Description of the task: Quote every line as written. Omit pictures.

Dataset section:
----------
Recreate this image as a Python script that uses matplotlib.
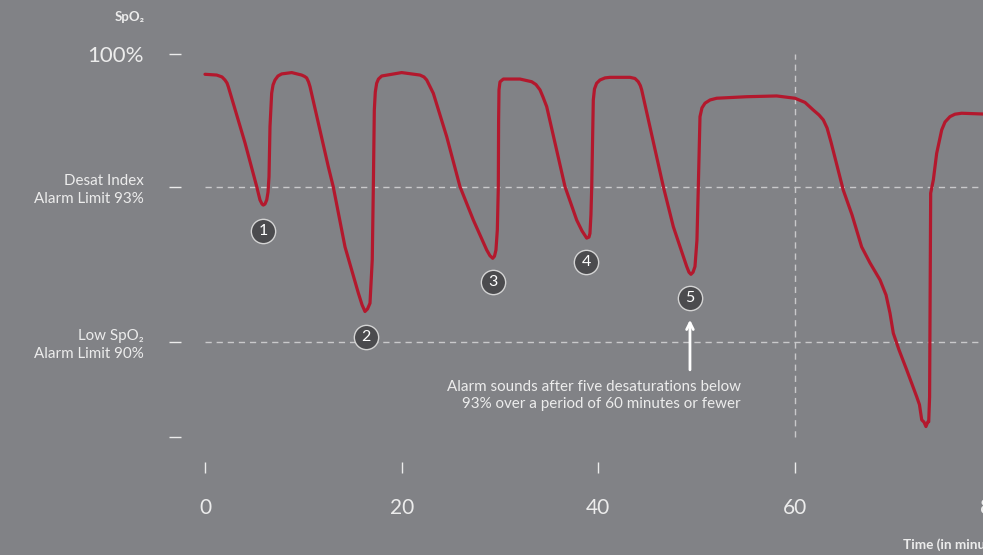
import numpy as np
import matplotlib
matplotlib.use("Agg")
import matplotlib.pyplot as plt

# SpO2-Verlauf (schematisch)
TIME_MIN = [0.0, 1.19, 1.73, 2.03, 2.24, 2.37, 4.07, 5.26, 5.59, 5.80, 5.93, 6.10, 6.28,
            6.41, 6.51, 6.61, 6.78, 6.92, 7.12, 7.42, 7.80, 8.82, 9.83, 10.12, 10.34,
            10.53, 10.68, 12.54, 13.04, 14.24, 15.59, 15.97, 16.27, 16.53, 16.78, 17.01,
            17.12, 17.22, 17.32, 17.46, 17.64, 17.97, 20.00, 21.86, 22.27, 22.55, 22.78,
            23.22, 24.58, 25.93, 27.29, 28.65, 28.98, 29.26, 29.44, 29.59, 29.73, 29.83,
            29.86, 29.90, 30.00, 30.34, 32.03, 33.22, 33.66, 34.07, 34.37, 34.75, 36.61,
            37.80, 38.34, 38.82, 39.05, 39.15, 39.25, 39.33, 39.49, 39.61, 39.83, 40.17,
            40.68, 41.19, 43.22, 43.73, 44.06, 44.27, 44.41, 46.61, 47.63, 48.99, 49.22,
            49.42, 49.63, 49.83, 50.03, 50.17, 50.34, 50.54, 50.85, 51.37, 52.04, 55.09,
            58.14, 60.00, 61.02, 61.86, 62.44, 62.88, 63.26, 63.66, 64.91, 65.26, 65.80,
            66.78, 67.63, 68.65, 69.26, 69.66, 70.00, 70.58, 71.36, 72.38, 72.66, 72.89,
            73.12, 73.32, 73.51, 73.60, 73.69, 73.73, 73.80, 74.07, 74.41, 74.92, 75.26,
            75.76, 76.27, 76.95, 79.12]
SPO2 = [98.93, 98.89, 98.79, 98.63, 98.47, 98.28, 95.32, 93.02, 92.75, 92.67, 92.65, 92.67,
        92.75, 92.90, 93.54, 96.17, 97.93, 98.37, 98.63, 98.84, 98.95, 99.02, 98.89, 98.82,
        98.74, 98.53, 98.28, 94.07, 93.02, 91.84, 90.95, 90.72, 90.59, 90.64, 90.75, 91.59,
        93.02, 97.05, 98.00, 98.46, 98.68, 98.84, 99.02, 98.89, 98.79, 98.63, 98.39, 97.93,
        95.65, 93.02, 92.36, 91.78, 91.67, 91.62, 91.66, 91.78, 92.17, 93.02, 96.53, 98.11,
        98.53, 98.68, 98.68, 98.54, 98.39, 98.11, 97.74, 97.23, 93.02, 92.36, 92.15, 92.01,
        92.03, 92.10, 92.46, 93.02, 97.58, 98.16, 98.46, 98.63, 98.74, 98.77, 98.77, 98.71,
        98.54, 98.34, 98.11, 93.02, 92.23, 91.46, 91.35, 91.31, 91.35, 91.46, 91.97, 93.02,
        96.70, 97.16, 97.41, 97.58, 97.67, 97.75, 97.79, 97.67, 97.45, 97.05, 96.79, 96.53,
        96.11, 95.37, 92.94, 92.75, 92.46, 91.84, 91.53, 91.20, 90.91, 90.56, 90.17, 89.75,
        89.12, 88.27, 88.02, 87.54, 87.47, 87.33, 87.48, 87.48, 88.26, 90.30, 92.88, 93.37,
        94.77, 96.00, 96.42, 96.70, 96.83, 96.88, 96.84]

# nummerierte Entsaettigungen
EVENT_T = [5.90, 16.37, 29.29, 38.75, 49.32]
EVENT_Y = [92.15, 90.10, 91.16, 91.55, 90.85]
EVENT_LBL = ["1", "2", "3", "4", "5"]

X_TICKS = [0, 20, 40, 60, 80]
Y_TICKS = [87, 90, 93, 100]
Y_LABELS = ["", "Low SpO\u2082\nAlarm Limit 90%", "Desat Index\nAlarm Limit 93%", "100%"]
DESAT_LIMIT = 93
LOW_LIMIT = 90
WINDOW_END = 60

# nicht-lineare Achse der Vorlage (stueckweise linear)
SCALE_V = [70, 87, 90, 93, 100, 120]
SCALE_P = [-975.3, -437, -342, -187, -54, 326]


def fwd(v):
    return np.interp(v, SCALE_V, SCALE_P)


def inv(p):
    return np.interp(p, SCALE_P, SCALE_V)


BG = "#818286"
RED = "#b3182d"
TXT = "#ececec"
DASH = "#c9c9cb"
FONT = ["Lato", "DejaVu Sans"]

plt.rcParams["font.family"] = FONT

fig = plt.figure(figsize=(9.83, 5.55), dpi=100, facecolor=BG)
ax = fig.add_axes([181 / 983, 93 / 555, 819 / 983, 462 / 555])
ax.set_facecolor(BG)
ax.set_yscale("function", functions=(fwd, inv))
ax.set_xlim(-2.44, 80.85)
ax.set_ylim(86.21, 102.84)
for s in ax.spines.values():
    s.set_visible(False)

ax.hlines([DESAT_LIMIT, LOW_LIMIT], 0, 80.85, colors=DASH, lw=1.0,
          linestyles=(0, (4.5, 3.5)), zorder=1)
ax.vlines(WINDOW_END, 87, 100, colors=DASH, lw=1.0, linestyles=(0, (4.5, 3.5)), zorder=1)

ax.plot(TIME_MIN, SPO2, color=RED, lw=2.3, solid_joinstyle="round",
        solid_capstyle="round", zorder=3)

ax.plot(EVENT_T, EVENT_Y, "o", ms=17.5, mfc="#4b4b4e", mec="#d4d4d4", mew=1.0, zorder=4)
for t, y, l in zip(EVENT_T, EVENT_Y, EVENT_LBL):
    ax.text(t, y, l, color="white", fontsize=11.5, ha="center", va="center", zorder=5)

ax.annotate("", xy=(EVENT_T[4], 90.43), xytext=(EVENT_T[4], 89.12),
            arrowprops=dict(arrowstyle="->", color="white", lw=2.0,
                            mutation_scale=12, shrinkA=0, shrinkB=0))
ax.text(54.51, 88.31,
        "Alarm sounds after five desaturations below\n93% over a period of 60 minutes or fewer",
        ha="right", va="center", multialignment="right", color=TXT, fontsize=10.9,
        linespacing=1.3)

ax.set_xticks(X_TICKS)
ax.set_xticklabels([str(x) for x in X_TICKS])
ax.set_yticks(Y_TICKS)
ax.set_yticklabels(Y_LABELS)
ax.tick_params(axis="x", direction="out", length=8, width=1.0, color=TXT,
               labelcolor=TXT, labelsize=15, pad=18)
ax.tick_params(axis="y", direction="out", length=8.5, width=1.0, color=TXT,
               labelcolor=TXT, labelsize=10.9, pad=18)
ylabs = ax.get_yticklabels()
ylabs[3].set_fontsize(16)
for lab in ylabs[1:3]:
    lab.set_linespacing(1.3)

fig.text(130 / 983, 1 - 17 / 555, "SpO\u2082", color=TXT, fontsize=9.5, fontweight="bold",
         ha="center", va="center")
fig.text(903 / 983, 1 - 545 / 555, "Time (in minutes)", color=TXT, fontsize=9.8,
         fontweight="bold", ha="left", va="center")

fig.savefig("out.png", dpi=100, facecolor=BG)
----------
Exercise solution:
Recreate this image as a Python script that uses matplotlib.
import numpy as np
import matplotlib
matplotlib.use("Agg")
import matplotlib.pyplot as plt

# SpO2-Verlauf (schematisch)
TIME_MIN = [0.0, 1.19, 1.73, 2.03, 2.24, 2.37, 4.07, 5.26, 5.59, 5.80, 5.93, 6.10, 6.28,
            6.41, 6.51, 6.61, 6.78, 6.92, 7.12, 7.42, 7.80, 8.82, 9.83, 10.12, 10.34,
            10.53, 10.68, 12.54, 13.04, 14.24, 15.59, 15.97, 16.27, 16.53, 16.78, 17.01,
            17.12, 17.22, 17.32, 17.46, 17.64, 17.97, 20.00, 21.86, 22.27, 22.55, 22.78,
            23.22, 24.58, 25.93, 27.29, 28.65, 28.98, 29.26, 29.44, 29.59, 29.73, 29.83,
            29.86, 29.90, 30.00, 30.34, 32.03, 33.22, 33.66, 34.07, 34.37, 34.75, 36.61,
            37.80, 38.34, 38.82, 39.05, 39.15, 39.25, 39.33, 39.49, 39.61, 39.83, 40.17,
            40.68, 41.19, 43.22, 43.73, 44.06, 44.27, 44.41, 46.61, 47.63, 48.99, 49.22,
            49.42, 49.63, 49.83, 50.03, 50.17, 50.34, 50.54, 50.85, 51.37, 52.04, 55.09,
            58.14, 60.00, 61.02, 61.86, 62.44, 62.88, 63.26, 63.66, 64.91, 65.26, 65.80,
            66.78, 67.63, 68.65, 69.26, 69.66, 70.00, 70.58, 71.36, 72.38, 72.66, 72.89,
            73.12, 73.32, 73.51, 73.60, 73.69, 73.73, 73.80, 74.07, 74.41, 74.92, 75.26,
            75.76, 76.27, 76.95, 79.12]
SPO2 = [98.93, 98.89, 98.79, 98.63, 98.47, 98.28, 95.32, 93.02, 92.75, 92.67, 92.65, 92.67,
        92.75, 92.90, 93.54, 96.17, 97.93, 98.37, 98.63, 98.84, 98.95, 99.02, 98.89, 98.82,
        98.74, 98.53, 98.28, 94.07, 93.02, 91.84, 90.95, 90.72, 90.59, 90.64, 90.75, 91.59,
        93.02, 97.05, 98.00, 98.46, 98.68, 98.84, 99.02, 98.89, 98.79, 98.63, 98.39, 97.93,
        95.65, 93.02, 92.36, 91.78, 91.67, 91.62, 91.66, 91.78, 92.17, 93.02, 96.53, 98.11,
        98.53, 98.68, 98.68, 98.54, 98.39, 98.11, 97.74, 97.23, 93.02, 92.36, 92.15, 92.01,
        92.03, 92.10, 92.46, 93.02, 97.58, 98.16, 98.46, 98.63, 98.74, 98.77, 98.77, 98.71,
        98.54, 98.34, 98.11, 93.02, 92.23, 91.46, 91.35, 91.31, 91.35, 91.46, 91.97, 93.02,
        96.70, 97.16, 97.41, 97.58, 97.67, 97.75, 97.79, 97.67, 97.45, 97.05, 96.79, 96.53,
        96.11, 95.37, 92.94, 92.75, 92.46, 91.84, 91.53, 91.20, 90.91, 90.56, 90.17, 89.75,
        89.12, 88.27, 88.02, 87.54, 87.47, 87.33, 87.48, 87.48, 88.26, 90.30, 92.88, 93.37,
        94.77, 96.00, 96.42, 96.70, 96.83, 96.88, 96.84]

# nummerierte Entsaettigungen
EVENT_T = [5.90, 16.37, 29.29, 38.75, 49.32]
EVENT_Y = [92.15, 90.10, 91.16, 91.55, 90.85]
EVENT_LBL = ["1", "2", "3", "4", "5"]

X_TICKS = [0, 20, 40, 60, 80]
Y_TICKS = [87, 90, 93, 100]
Y_LABELS = ["", "Low SpO\u2082\nAlarm Limit 90%", "Desat Index\nAlarm Limit 93%", "100%"]
DESAT_LIMIT = 93
LOW_LIMIT = 90
WINDOW_END = 60

# nicht-lineare Achse der Vorlage (stueckweise linear)
SCALE_V = [70, 87, 90, 93, 100, 120]
SCALE_P = [-975.3, -437, -342, -187, -54, 326]


def fwd(v):
    return np.interp(v, SCALE_V, SCALE_P)


def inv(p):
    return np.interp(p, SCALE_P, SCALE_V)


BG = "#818286"
RED = "#b3182d"
TXT = "#ececec"
DASH = "#c9c9cb"
FONT = ["Lato", "DejaVu Sans"]

plt.rcParams["font.family"] = FONT

fig = plt.figure(figsize=(9.83, 5.55), dpi=100, facecolor=BG)
ax = fig.add_axes([181 / 983, 93 / 555, 819 / 983, 462 / 555])
ax.set_facecolor(BG)
ax.set_yscale("function", functions=(fwd, inv))
ax.set_xlim(-2.44, 80.85)
ax.set_ylim(86.21, 102.84)
for s in ax.spines.values():
    s.set_visible(False)

ax.hlines([DESAT_LIMIT, LOW_LIMIT], 0, 80.85, colors=DASH, lw=1.0,
          linestyles=(0, (4.5, 3.5)), zorder=1)
ax.vlines(WINDOW_END, 87, 100, colors=DASH, lw=1.0, linestyles=(0, (4.5, 3.5)), zorder=1)

ax.plot(TIME_MIN, SPO2, color=RED, lw=2.3, solid_joinstyle="round",
        solid_capstyle="round", zorder=3)

ax.plot(EVENT_T, EVENT_Y, "o", ms=17.5, mfc="#4b4b4e", mec="#d4d4d4", mew=1.0, zorder=4)
for t, y, l in zip(EVENT_T, EVENT_Y, EVENT_LBL):
    ax.text(t, y, l, color="white", fontsize=11.5, ha="center", va="center", zorder=5)

ax.annotate("", xy=(EVENT_T[4], 90.43), xytext=(EVENT_T[4], 89.12),
            arrowprops=dict(arrowstyle="->", color="white", lw=2.0,
                            mutation_scale=12, shrinkA=0, shrinkB=0))
ax.text(54.51, 88.31,
        "Alarm sounds after five desaturations below\n93% over a period of 60 minutes or fewer",
        ha="right", va="center", multialignment="right", color=TXT, fontsize=10.9,
        linespacing=1.3)

ax.set_xticks(X_TICKS)
ax.set_xticklabels([str(x) for x in X_TICKS])
ax.set_yticks(Y_TICKS)
ax.set_yticklabels(Y_LABELS)
ax.tick_params(axis="x", direction="out", length=8, width=1.0, color=TXT,
               labelcolor=TXT, labelsize=15, pad=18)
ax.tick_params(axis="y", direction="out", length=8.5, width=1.0, color=TXT,
               labelcolor=TXT, labelsize=10.9, pad=18)
ylabs = ax.get_yticklabels()
ylabs[3].set_fontsize(16)
for lab in ylabs[1:3]:
    lab.set_linespacing(1.3)

fig.text(130 / 983, 1 - 17 / 555, "SpO\u2082", color=TXT, fontsize=9.5, fontweight="bold",
         ha="center", va="center")
fig.text(903 / 983, 1 - 545 / 555, "Time (in minutes)", color=TXT, fontsize=9.8,
         fontweight="bold", ha="left", va="center")

fig.savefig("out.png", dpi=100, facecolor=BG)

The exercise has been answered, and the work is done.